Kanal- und Emscherbrücke, Adenauerallee und Berliner Brücke, Gelsenkirchen Schalke
1973Erinnerungsort: Kanal- und Emscherbrücke Adenauerallee und Berliner Brücke in Gelsenkirchen
Es gab Tage im Ruhrgebiet der 70iger Jahre, die so klar waren, dass man ihre morgendliche Frische kaum glauben konnte, onwohl sie spürbar durch alle Poren drang. Ich erinnere mich an diese Überraschungen des beginnenden Tages sommers wie winters. Sie kamen mir vor wie ein Geschenk Gottes, an den ich zwar nicht wirklich glaubte, dessen mögliche Existenz mich aber in diesen Momenten weniger irritierte und mir weniger unwahrscheinlich als sonst erschien, ja mich bei dem Gedanken „Gott hat ein Auge aufs Ruhrgebiet“ mit einem rational nicht begründbaren, diffusen Stolz erfüllte. Vielleicht lag das an der erstaunlich homogenen Mischung aus Ruhe, Unberührtheit – frisch und klar wie am ersten Tag – und Gelassenheit, eine Atmosphäre, die schon auf dem kurzen Weg zur Bushaltestelle nicht nur die eigene Gestimmtheit und die Natur ergriff – die noch kleineren Bäume im Fettingkotten, das Ziergesträuch vor der Sparkasse und in der Suhrkampstraße – sondern auch die Häuser, die Straßenzüge, den strahlend blauen Himmel sowieso über diesem eher kleinbürgerlichen Wohnviertel genannt Berger Feld.
Als hätte ein freundlicher Geist, der keinen Widerspruch duldet, sie angefüllt mit einer vielversprechenden Zugeneigtheit und einer allgemeinen Freundlichkeit, bei der sich Ausraster am Frühstückstisch oder ein kurzer Anschnauzer beim hektischen Verlassen des Hauses im Spurt auf die Bushalte zu von selbst verboten.
Seltsamerweise kommt es mir so vor, als hätte ich an solchen Morgenden nie den Bus verpasst, sondern im Gegenteil tatsächlich immer noch eine halbe Minute in der frühen Sonne dort verharrt und ein kurzes Weilchen Zeit gehabt zum unbestimmten Nachdenken und Sinnen bevor der 80iger oben links an der Ecke Suhrkampstraße auftauchte, an der sich in früheren Zeiten die Lebensmitteldiscounter Huus und Edeka gegenüber lagen.

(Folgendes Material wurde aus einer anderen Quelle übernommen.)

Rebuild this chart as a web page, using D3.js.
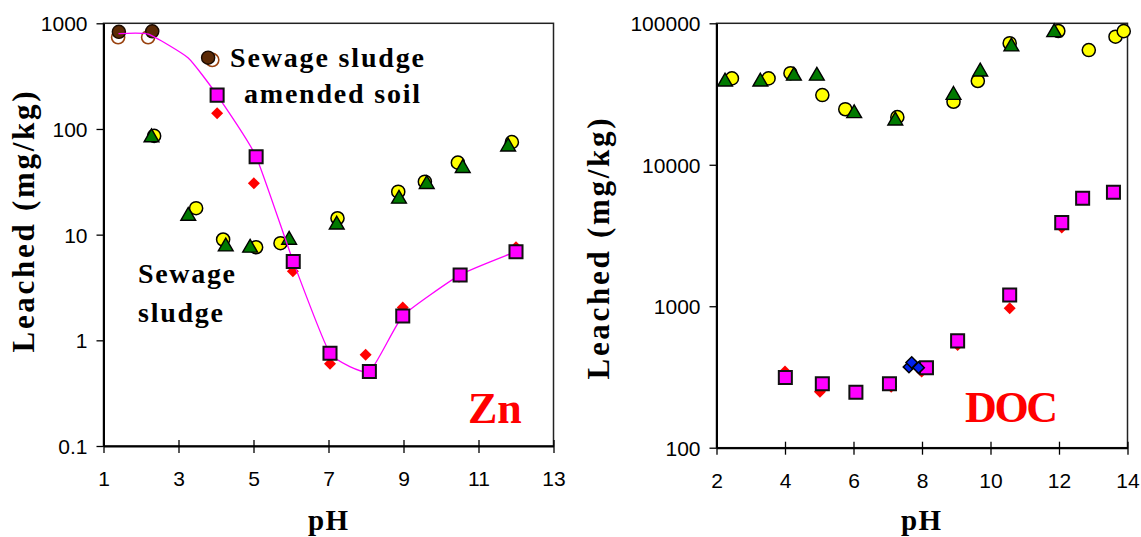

Besonders eigenwillig aber wirkte diese ruhige Atmosphäre auf den weiten, damals rechts und links der Adenauerallee noch unbebauten Feldern Richtung Emscher- und Kanalbrücke. Sie waren mit irgendeiner niedrig wachsenden Art Gemüse – war es eine Kohlsorte? – in schnurgeraden Reihen bepflanzt und dehnten sich weit bis in die Ferne.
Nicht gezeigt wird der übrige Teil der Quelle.